The Dagster daemon can be started locally in a few ways, which are outlined in the following tabs. Once started, the process should be kept running.
The Dagster daemon can load a file directly as a code location. In the following example, we used the -f argument to supply the name of the file to dagster-daemon:
dagster-daemon run -f my_file.py
This command loads the definitions in my_file.py as a code location in the same Python environment where the daemon resides.
You can also include multiple files at a time:
dagster-daemon run -f my_file.py -f my_second_file.py
The Dagster daemon can also load Python modules as code locations. When this approach is used, Dagster loads the definitions defined at the top-level of the module, in a variable containing the Definitions object of its root __init__.py file. As this style of development eliminates an entire class of Python import errors, we strongly recommend it for Dagster projects deployed to production.
In the following example, we used the -m argument to supply the name of the module to the daemon process:
dagster-daemon run -m your_module_name
This command loads the definitions in the variable containing the Definitions object in the named module - defined as the root __init__.py file - in the same virtual environment as the daemon.

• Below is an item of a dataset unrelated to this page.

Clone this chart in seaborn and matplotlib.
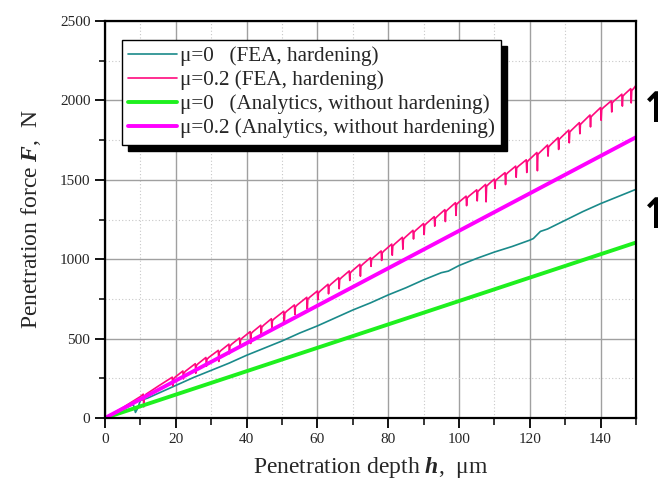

To load definitions without supplying command line arguments, you can use the pyproject.toml file. This file, included in all Dagster example projects, contains a tool.dagster section with a module_name variable:
[tool.dagster]
module_name ="your_module_name"## name of project's Python module
When defined, you can run this in the same directory as the pyproject.toml file:
The dagster-daemon process reads from your Dagster instance file to determine which daemons should be included. Each of the included daemons then runs on a regular interval in its own threads.
If the daemon is configured to use a workspace file to load code location(s), note that they will periodically reload the file. This means that the dagster-daemon process doesn't need to be restarted when workspace files are changed.
To check the status of the dagster-daemon process within Dagit:
In the top navigation, click Deployment.
Click the Daemons tab.
This tab displays information about all the daemons currently configured on your instance.
Each daemon periodically writes a heartbeat to your instance storage. If a daemon doesn't show a recent heartbeat, check the logs from your dagster-daemon process for errors.